Not sure why, the mood just sort of grabbed me.
Things I noticed:-
1) Light mounts that are plenty good enough for road use are not good enough for off-road use. They keep jumping all over the place. They end up either shining at the front wheel, or up into the sky.
2) I need better lights (currently have smart polaris 7 lux and a headtorch).
3) How spooky it is.
4) How much you upset the wildlife. I had rabbits, owls, and god knows what else seem to go mad at my lights.
5) How easy it is to lose your bearings. Tracks I have rode loads of times before take on a whole new aspect in the dark. There were several times I had to stop and try to work out where I was.
6) How popular it is. There was I thinking that I would be on my own. But as must have seen about 10 others! A pair of riders came toward me from the left, but at first I wondered what the hell it was as the lights were so bright. I thought I was about to be abducted by aliens. Turns out they had hope visions. Well bright.
7) Last be not least. It was quite good fun.


----------



## zizou (22 Feb 2011)

I love it - it can be so exciting particularly on your own. The eyes lighting up in the undergrowth, the rustling, the 1 foot drop that looks like a canyon because it is in shadow 

I only do a couple of loops i know pretty well from daylight riding but riding in the dark makes them completly different - when i look at the ride data my speed is considerably slower but my max heart rate higher...must be due to being chased by the monsters!


----------



## billy1561 (23 Feb 2011)

I did my first last week along the worst rutted to hell canal path i have ever seen. Went with a guy who does it regular and has the correct gear. Foolishly i went on my hybrid and when i got back my seat was facing the sky and my rear wheel now has a buckle. My saddle bag fell off and i lost my rear light. Struggled like mad to keep up on the really muddy sections too.
Must be crazy because i actually enjoyed it. So much so that i went out and treated myself to a proper mtb and have kitted it out with decent lights so i can see the damm pot holes before my ass feels them in the dark.
Looking forward to my first run out this sunday


----------



## Kirstie (23 Feb 2011)

It's really good fun but NEVER look behind you ...


----------



## Cubist (23 Feb 2011)

Kirstie said:


> It's really good fun but NEVER look behind you ...


----------



## Cubist (23 Feb 2011)

Our Thursday club ride is 7pm'til 9pm, so throughout the winter it's all pitch dark. There are some great bits, especially up on Norland Moor, where you are in total darkness apart from riding lights. Mine once failed (power pack charging issues!) and I had no choice but to turn back from the highest point on the moor and limp home. That mile or so back to the road was one helluva ride with only a helmet mounted 120 lumens beam to guide me.


----------



## Zoiders (23 Feb 2011)

For night riding - me being what lumicycle describe as a "casual on and offroad rider" meaning that I ride a bit of everything all year round I am a firm believer in being armed to the teeth with lights, I run a P4 LED torch, A Cree strobe, A luxeon head torch and 3 rear lights, I also carry backupz blinkies and another ever ready AAA head torch.

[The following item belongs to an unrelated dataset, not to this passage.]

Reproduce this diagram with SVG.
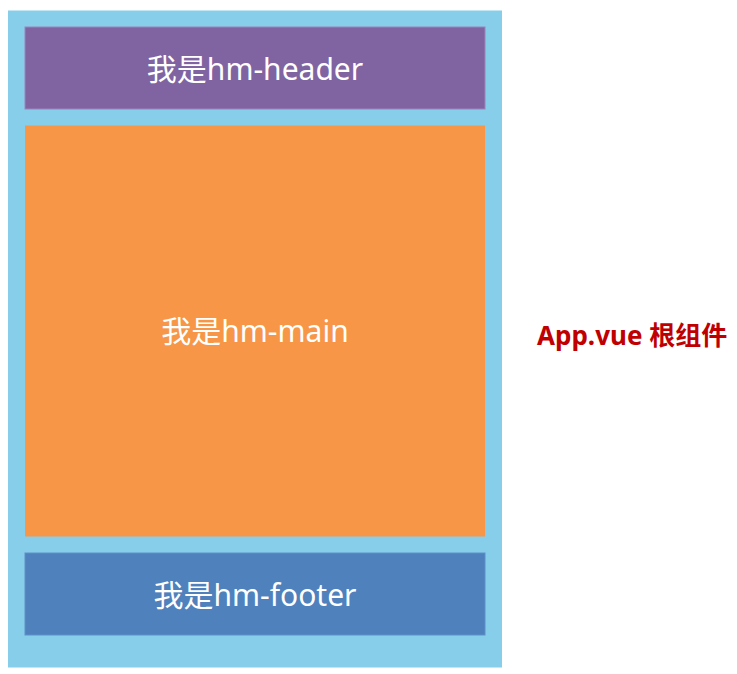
<svg xmlns="http://www.w3.org/2000/svg" width="737" height="674" viewBox="0 0 737 674">
<style>
.lbl{font-family:"Noto Sans","Noto Sans CJK SC",sans-serif;font-size:30px;fill:#ffffff;text-anchor:middle}
.side{font-family:"Noto Sans","Noto Sans CJK SC",sans-serif;font-size:26px;font-weight:bold;fill:#C00000}
</style>
<rect width="737" height="674" fill="#ffffff"/>
<g id="app">
<rect x="8" y="10.5" width="494" height="657" fill="#87CEEB"/>
</g>
<g id="header">
<rect x="25" y="27" width="460" height="82" fill="#8064A2" stroke="#9A84BC" stroke-width="1"/>
<text class="lbl" x="255" y="80">我是hm-header</text>
</g>
<g id="main">
<rect x="25" y="125.5" width="460" height="411" fill="#F79646"/>
<text class="lbl" x="255" y="342">我是hm-main</text>
</g>
<g id="footer">
<rect x="25" y="553" width="460" height="82" fill="#4F81BD" stroke="#5F8FC8" stroke-width="1"/>
<text class="lbl" x="255" y="606">我是hm-footer</text>
</g>
<g id="connectors"></g>
<text class="side" x="537" y="345">App.vue 根组件</text>
</svg>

If you are serious about getting your miles in, in the dark, off road and on then always have a back up and don't underestimate the usefullnes of the head torch, they offer excellent directional spot lighting off road and make eye contact with drivers on road at night much more effective than when trying to use just a bar mounted light.


----------



## pshore (23 Feb 2011)

Go on your own into a deep dark wood then turn all your lights off. wooooooo-oo-oo-oooooooo. spooookey !


----------



## Muddy Ground (27 Feb 2011)

Old chestnut - Maplin for a decent torch. Their catalogue can be out of date, so pop into a store for a 160 lumens one for the handlebar, plus one for your head. eBay is best for the handlebar adaptor. I'd wait a bit until the summer for new lights though, as prices really come down on some older run-out models. I bought some Nuke Proof lights at £90 instead of £200.

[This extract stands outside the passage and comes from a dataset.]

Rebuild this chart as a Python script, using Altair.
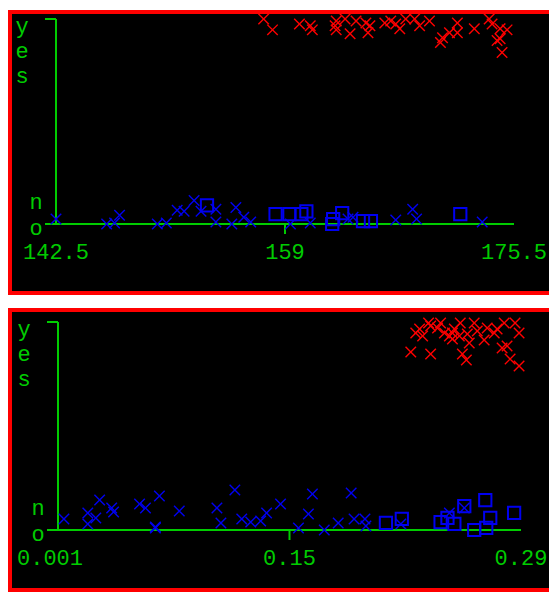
import altair as alt
import pandas as pd

# ---------------- data ----------------
CATEGORIES = ["no", "yes"]

# Panel 1
P1_TICKS = [142.5, 159.0, 175.5]
P1_TICK_LABELS = ["142.5", "159", "175.5"]
P1_YES_X = [157.46, 158.10, 160.04, 160.82, 160.97, 162.61, 162.69, 163.33, 162.69, 163.69,
            164.12, 164.83, 164.98, 165.12, 166.19, 166.62, 166.98, 167.27, 167.70, 168.34,
            168.70, 169.41, 170.35, 170.20, 170.85, 171.42, 171.42, 172.64, 173.71, 173.92,
            174.50, 175.00, 174.28, 174.50, 174.64]
P1_YES_Y = [1.000, 0.947, 0.976, 0.967, 0.947, 0.967, 0.990, 1.000, 0.947, 0.928,
            0.990, 0.981, 0.933, 0.967, 0.981, 0.990, 0.976, 0.952, 1.000, 1.000,
            0.967, 0.990, 0.909, 0.885, 0.933, 0.981, 0.933, 0.952, 1.000, 0.976,
            0.952, 0.947, 0.895, 0.904, 0.837]
P1_NOX_X = [142.50, 146.15, 146.72, 147.08, 149.80, 150.45, 151.23, 151.73, 152.45, 152.95,
            154.02, 154.02, 155.17, 155.46, 156.03, 156.53, 159.39, 160.82, 163.54, 163.90,
            166.98, 168.20, 168.48, 173.21]
P1_NOX_Y = [0.024, 0.000, 0.005, 0.043, 0.000, 0.005, 0.067, 0.062, 0.115, 0.062,
            0.072, 0.010, 0.000, 0.081, 0.033, 0.010, 0.000, 0.005, 0.024, 0.033,
            0.019, 0.072, 0.024, 0.010]
P1_NOSQ_X = [153.38, 158.32, 159.32, 160.18, 160.54, 162.47, 162.40, 163.12, 164.62, 165.19, 171.63]
P1_NOSQ_Y = [0.091, 0.048, 0.048, 0.048, 0.062, 0.024, 0.000, 0.053, 0.014, 0.014, 0.048]

# Panel 2
P2_TICKS = [0.001, 0.1455, 0.29]
P2_TICK_LABELS = ["0.001", "0.15", "0.29"]
P2_YES_X = [0.2212, 0.2243, 0.2267, 0.2286, 0.2336, 0.2323, 0.2336, 0.2398, 0.2422, 0.2472,
            0.2484, 0.2472, 0.2453, 0.2521, 0.2534, 0.2559, 0.2565, 0.2577, 0.2608, 0.2627,
            0.2670, 0.2689, 0.2733, 0.2751, 0.2782, 0.2813, 0.2795, 0.2863, 0.2832, 0.2888,
            0.2888, 0.2515, 0.2379]
P2_YES_Y = [0.856, 0.947, 0.966, 0.933, 0.846, 0.995, 0.981, 0.995, 0.947, 0.947,
            0.966, 0.918, 0.933, 0.995, 0.846, 0.817, 0.942, 0.899, 0.995, 0.957,
            0.913, 0.971, 0.947, 0.966, 0.875, 0.885, 0.995, 0.995, 0.822, 0.788,
            0.947, 0.933, 0.971]
P2_NOX_X = [0.0047, 0.0196, 0.0196, 0.0246, 0.0270, 0.0345, 0.0357, 0.0519, 0.0556, 0.0618,
            0.0618, 0.0643, 0.0767, 0.1002, 0.1027, 0.1114, 0.1157, 0.1213, 0.1275, 0.1312,
            0.1399, 0.1511, 0.1573, 0.1598, 0.1672, 0.1759, 0.1840, 0.1858, 0.1926, 0.1932,
            0.2150, 0.2453, 0.2546]
P2_NOX_Y = [0.053, 0.082, 0.029, 0.058, 0.144, 0.106, 0.087, 0.125, 0.106, 0.014,
            0.010, 0.163, 0.091, 0.106, 0.034, 0.192, 0.053, 0.038, 0.043, 0.082,
            0.125, 0.010, 0.077, 0.173, 0.000, 0.034, 0.178, 0.053, 0.053, 0.019,
            0.029, 0.082, 0.106]
P2_NOSQ_X = [0.2057, 0.2156, 0.2398, 0.2441, 0.2484, 0.2546, 0.2608, 0.2677, 0.2683, 0.2708, 0.2857]
P2_NOSQ_Y = [0.034, 0.053, 0.038, 0.058, 0.029, 0.115, 0.000, 0.144, 0.010, 0.058, 0.082]

# ---------------- style ----------------
GREEN = "#00cc00"
RED = "#ff0000"
BLUE = "#0000f0"
FONT = "Liberation Mono"
FS = 22
X_PATH = "M-1,-1L1,1M-1,1L1,-1"
VIEW_W = 545


def panel(ticks, tick_labels, yes_x, yes_y, nox_x, nox_y, nosq_x, nosq_y,
          xr, yr, height, first_dx):
    xmin, xmid, xmax = ticks
    xs = alt.Scale(domain=[xmin, xmax], range=xr, nice=False, zero=False)
    ys = alt.Scale(domain=[0, 1], range=yr, nice=False, zero=False)

    def X(f):
        return alt.X(f, type="quantitative", scale=xs, axis=None)

    def Y(f):
        return alt.Y(f, type="quantitative", scale=ys, axis=None)

    ax = pd.DataFrame({"x0": [xmin], "x1": [xmax], "xm": [xmid], "y0": [0.0], "y1": [1.0]})
    base = alt.Chart(ax)
    layers = [
        base.mark_rule(color=GREEN, strokeWidth=2).encode(x=X("x0"), y=Y("y0"), y2="y1"),
        base.mark_rule(color=GREEN, strokeWidth=2, xOffset=-11).encode(x=X("x0"), x2="x1", y=Y("y0")),
        base.mark_rule(color=GREEN, strokeWidth=2, xOffset=-11).encode(x=X("x0"), x2="x0", y=Y("y1")),
        base.mark_rule(color=GREEN, strokeWidth=2, y2Offset=10).encode(x=X("xm"), y=Y("y0"), y2="y0"),
    ]

    tl = pd.DataFrame({"x": ticks, "lab": tick_labels, "y": [0.0] * 3})
    for i in range(3):
        layers.append(
            alt.Chart(tl.iloc[[i]]).mark_text(font=FONT, fontSize=FS, color=GREEN, dy=28,
                                              dx=first_dx if i == 0 else 0,
                                              baseline="middle", align="center").encode(
                x=X("x"), y=Y("y"), text="lab:N"))

    # category labels written vertically, one letter under the other
    for val, cat in enumerate(CATEGORIES):
        for i, ch in enumerate(cat):
            if cat == "yes":
                dx, dy = -34, 7 + 25 * i
            else:
                dx, dy = -20, -22 + 26 * i
            d = pd.DataFrame({"x": [xmin], "y": [float(val)], "lab": [ch]})
            layers.append(
                alt.Chart(d).mark_text(font=FONT, fontSize=FS, color=GREEN, dx=dx, dy=dy,
                                       baseline="middle", align="center").encode(
                    x=X("x"), y=Y("y"), text="lab:N"))

    yes_df = pd.DataFrame({"x": yes_x, "y": yes_y})
    nox_df = pd.DataFrame({"x": nox_x, "y": nox_y})
    nosq_df = pd.DataFrame({"x": nosq_x, "y": nosq_y})
    layers.append(alt.Chart(nox_df).mark_point(shape=X_PATH, filled=False, color=BLUE, size=110,
                                               strokeWidth=1.4, opacity=1).encode(x=X("x"), y=Y("y")))
    layers.append(alt.Chart(nosq_df).mark_point(shape="square", filled=False, color=BLUE, size=150,
                                                strokeWidth=2, opacity=1).encode(x=X("x"), y=Y("y")))
    layers.append(alt.Chart(yes_df).mark_point(shape=X_PATH, filled=False, color=RED, size=110,
                                               strokeWidth=1.4, opacity=1).encode(x=X("x"), y=Y("y")))

    return alt.layer(*layers).properties(width=VIEW_W, height=height)


p1 = panel(P1_TICKS, P1_TICK_LABELS, P1_YES_X, P1_YES_Y, P1_NOX_X, P1_NOX_Y, P1_NOSQ_X, P1_NOSQ_Y,
           xr=[46, 504], yr=[212, 7], height=281, first_dx=0)
p2 = panel(P2_TICKS, P2_TICK_LABELS, P2_YES_X, P2_YES_Y, P2_NOX_X, P2_NOX_Y, P2_NOSQ_X, P2_NOSQ_Y,
           xr=[48, 511], yr=[220, 12], height=280, first_dx=-8)

chart = alt.vconcat(p1, p2, spacing=13).resolve_scale(
    x="independent", y="independent"
).properties(
    padding={"left": 0, "top": 0, "right": -8, "bottom": 0}
).configure_view(fill="black", stroke=RED, strokeWidth=4)

chart.save("out.html", embed_options={"renderer": "svg", "actions": False})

The fear thing is funny isn't it? Goes away, but the first rides are a blast. On full moon nights it's fun to go without lights on clear stretches. You have to know the trail though. Only big problem is avoiding dog egg splatter. 

www.muddyground.blogspot.com


----------



## Zoiders (27 Feb 2011)

Maplins are quite pricey for what are some cheap generic tac lights.

Try Fenix, £50 will land you something better for the same cash.


----------



## Muddy Ground (1 Mar 2011)

True, but if you are just starting out you're not going to splash the cash just to find out you don't like it. I started off with two £20 Maplin torches just to see what it was all about, and they served me well enough. 

www.muddyground.blogspot.com


----------



## Cubist (1 Mar 2011)

Magicshine. Bang for buck no equal.


----------